▶ **Exercise inputs**

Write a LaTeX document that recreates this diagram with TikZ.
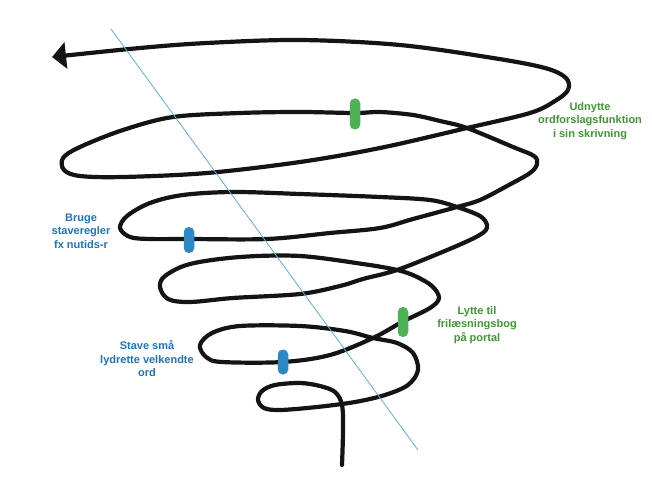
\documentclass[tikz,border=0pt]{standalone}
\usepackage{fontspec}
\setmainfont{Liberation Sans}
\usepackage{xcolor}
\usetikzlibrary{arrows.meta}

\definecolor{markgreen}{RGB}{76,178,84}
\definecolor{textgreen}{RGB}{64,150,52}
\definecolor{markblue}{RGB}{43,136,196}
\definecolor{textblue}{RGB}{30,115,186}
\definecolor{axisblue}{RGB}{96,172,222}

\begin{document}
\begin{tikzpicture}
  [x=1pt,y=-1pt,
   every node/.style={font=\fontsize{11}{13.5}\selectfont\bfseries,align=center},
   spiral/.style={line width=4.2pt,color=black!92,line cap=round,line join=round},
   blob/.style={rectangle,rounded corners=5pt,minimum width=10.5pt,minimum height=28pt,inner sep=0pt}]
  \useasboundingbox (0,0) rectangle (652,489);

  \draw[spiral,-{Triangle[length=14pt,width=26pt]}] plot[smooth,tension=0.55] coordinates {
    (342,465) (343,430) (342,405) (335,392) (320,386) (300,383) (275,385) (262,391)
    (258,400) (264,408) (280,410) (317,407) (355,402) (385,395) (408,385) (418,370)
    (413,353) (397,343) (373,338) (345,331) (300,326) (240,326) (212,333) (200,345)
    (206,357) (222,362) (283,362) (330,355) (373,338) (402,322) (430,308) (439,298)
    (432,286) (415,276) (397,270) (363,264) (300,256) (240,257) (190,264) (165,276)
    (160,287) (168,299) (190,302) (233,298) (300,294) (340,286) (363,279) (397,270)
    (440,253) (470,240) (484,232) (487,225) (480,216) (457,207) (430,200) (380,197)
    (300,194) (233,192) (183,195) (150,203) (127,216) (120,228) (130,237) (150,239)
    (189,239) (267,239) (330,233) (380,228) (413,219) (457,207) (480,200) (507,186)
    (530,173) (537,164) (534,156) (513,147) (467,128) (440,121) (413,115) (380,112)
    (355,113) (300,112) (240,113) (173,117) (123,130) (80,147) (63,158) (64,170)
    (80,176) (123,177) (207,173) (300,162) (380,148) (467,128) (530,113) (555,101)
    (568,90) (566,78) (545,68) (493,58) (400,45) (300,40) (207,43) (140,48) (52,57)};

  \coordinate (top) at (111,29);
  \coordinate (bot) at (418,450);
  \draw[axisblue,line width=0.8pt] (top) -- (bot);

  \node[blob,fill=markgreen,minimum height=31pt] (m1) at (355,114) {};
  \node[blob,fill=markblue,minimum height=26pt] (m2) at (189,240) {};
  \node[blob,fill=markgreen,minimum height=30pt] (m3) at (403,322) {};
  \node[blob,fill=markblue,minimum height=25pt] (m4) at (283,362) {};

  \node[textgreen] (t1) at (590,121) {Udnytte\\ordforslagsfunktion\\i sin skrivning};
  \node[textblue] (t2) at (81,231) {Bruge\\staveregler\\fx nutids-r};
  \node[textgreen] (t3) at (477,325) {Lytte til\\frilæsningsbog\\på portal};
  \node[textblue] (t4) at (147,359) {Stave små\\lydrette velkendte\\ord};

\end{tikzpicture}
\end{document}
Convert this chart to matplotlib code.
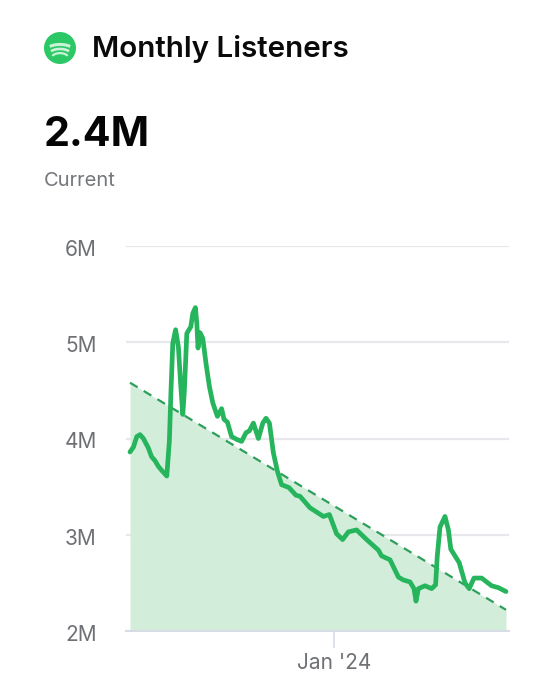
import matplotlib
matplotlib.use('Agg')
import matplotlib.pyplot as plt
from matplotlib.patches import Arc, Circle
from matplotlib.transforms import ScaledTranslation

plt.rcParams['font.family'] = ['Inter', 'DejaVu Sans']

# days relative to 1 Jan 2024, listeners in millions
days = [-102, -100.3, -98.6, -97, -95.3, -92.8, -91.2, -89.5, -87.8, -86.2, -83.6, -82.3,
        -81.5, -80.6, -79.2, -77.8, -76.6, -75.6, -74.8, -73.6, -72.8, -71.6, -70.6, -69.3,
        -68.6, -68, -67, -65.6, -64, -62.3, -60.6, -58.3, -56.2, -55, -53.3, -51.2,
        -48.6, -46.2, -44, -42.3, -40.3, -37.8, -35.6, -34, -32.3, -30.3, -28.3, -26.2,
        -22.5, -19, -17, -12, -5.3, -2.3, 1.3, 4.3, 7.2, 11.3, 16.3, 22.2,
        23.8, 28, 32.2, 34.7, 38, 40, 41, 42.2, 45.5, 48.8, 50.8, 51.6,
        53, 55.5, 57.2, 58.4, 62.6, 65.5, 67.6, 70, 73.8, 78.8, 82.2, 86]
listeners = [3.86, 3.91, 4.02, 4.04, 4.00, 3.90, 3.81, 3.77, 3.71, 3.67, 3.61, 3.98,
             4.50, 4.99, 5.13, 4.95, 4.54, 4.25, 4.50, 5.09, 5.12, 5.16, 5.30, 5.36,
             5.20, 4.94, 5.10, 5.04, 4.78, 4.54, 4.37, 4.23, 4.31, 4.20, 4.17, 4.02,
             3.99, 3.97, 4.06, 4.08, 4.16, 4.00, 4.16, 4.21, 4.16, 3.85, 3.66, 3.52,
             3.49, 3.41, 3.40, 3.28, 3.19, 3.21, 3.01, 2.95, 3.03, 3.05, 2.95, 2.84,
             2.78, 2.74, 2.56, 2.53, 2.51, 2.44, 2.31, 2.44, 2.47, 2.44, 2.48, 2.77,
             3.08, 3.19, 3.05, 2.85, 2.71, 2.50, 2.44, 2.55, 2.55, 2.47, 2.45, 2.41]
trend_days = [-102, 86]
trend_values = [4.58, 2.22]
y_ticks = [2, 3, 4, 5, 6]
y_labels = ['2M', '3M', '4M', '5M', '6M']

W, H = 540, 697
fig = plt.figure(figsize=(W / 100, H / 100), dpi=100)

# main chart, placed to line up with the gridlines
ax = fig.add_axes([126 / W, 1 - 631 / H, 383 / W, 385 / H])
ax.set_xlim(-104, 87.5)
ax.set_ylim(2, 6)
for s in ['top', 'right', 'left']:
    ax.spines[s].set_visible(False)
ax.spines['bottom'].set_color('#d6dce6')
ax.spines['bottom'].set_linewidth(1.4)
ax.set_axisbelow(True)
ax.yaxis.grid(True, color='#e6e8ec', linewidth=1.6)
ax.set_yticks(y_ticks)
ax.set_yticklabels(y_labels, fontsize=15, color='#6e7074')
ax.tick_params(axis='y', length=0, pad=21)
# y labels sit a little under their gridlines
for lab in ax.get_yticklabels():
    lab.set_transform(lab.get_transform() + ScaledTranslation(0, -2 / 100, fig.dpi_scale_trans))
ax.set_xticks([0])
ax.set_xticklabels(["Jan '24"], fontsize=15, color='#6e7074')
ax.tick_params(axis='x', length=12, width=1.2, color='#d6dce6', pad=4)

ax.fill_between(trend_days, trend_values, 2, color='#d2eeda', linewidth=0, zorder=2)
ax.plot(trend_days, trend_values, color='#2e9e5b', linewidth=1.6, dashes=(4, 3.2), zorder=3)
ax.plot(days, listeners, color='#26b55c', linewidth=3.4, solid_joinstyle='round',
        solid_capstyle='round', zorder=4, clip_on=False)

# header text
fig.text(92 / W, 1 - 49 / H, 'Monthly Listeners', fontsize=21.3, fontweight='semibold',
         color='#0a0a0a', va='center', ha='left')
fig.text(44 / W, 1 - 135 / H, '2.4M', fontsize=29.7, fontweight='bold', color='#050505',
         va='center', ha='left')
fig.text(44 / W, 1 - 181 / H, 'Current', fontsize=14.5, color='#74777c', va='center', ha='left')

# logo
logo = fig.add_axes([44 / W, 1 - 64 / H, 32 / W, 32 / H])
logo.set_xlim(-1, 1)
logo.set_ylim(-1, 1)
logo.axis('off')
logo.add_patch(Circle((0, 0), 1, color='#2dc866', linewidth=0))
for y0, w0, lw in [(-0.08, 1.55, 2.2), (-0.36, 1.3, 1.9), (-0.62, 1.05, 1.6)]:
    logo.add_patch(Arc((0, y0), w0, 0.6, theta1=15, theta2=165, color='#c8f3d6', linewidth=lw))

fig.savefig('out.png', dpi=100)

▶ **Given problem**
Give the lines again word for word, from the start of the records to the line holding "(0,0) rectangle (652,489);", both included, and leave out any picture.

▶ **Solution to the problem**
Write a LaTeX document that recreates this diagram with TikZ.
\documentclass[tikz,border=0pt]{standalone}
\usepackage{fontspec}
\setmainfont{Liberation Sans}
\usepackage{xcolor}
\usetikzlibrary{arrows.meta}

\definecolor{markgreen}{RGB}{76,178,84}
\definecolor{textgreen}{RGB}{64,150,52}
\definecolor{markblue}{RGB}{43,136,196}
\definecolor{textblue}{RGB}{30,115,186}
\definecolor{axisblue}{RGB}{96,172,222}

\begin{document}
\begin{tikzpicture}
  [x=1pt,y=-1pt,
   every node/.style={font=\fontsize{11}{13.5}\selectfont\bfseries,align=center},
   spiral/.style={line width=4.2pt,color=black!92,line cap=round,line join=round},
   blob/.style={rectangle,rounded corners=5pt,minimum width=10.5pt,minimum height=28pt,inner sep=0pt}]
  \useasboundingbox (0,0) rectangle (652,489);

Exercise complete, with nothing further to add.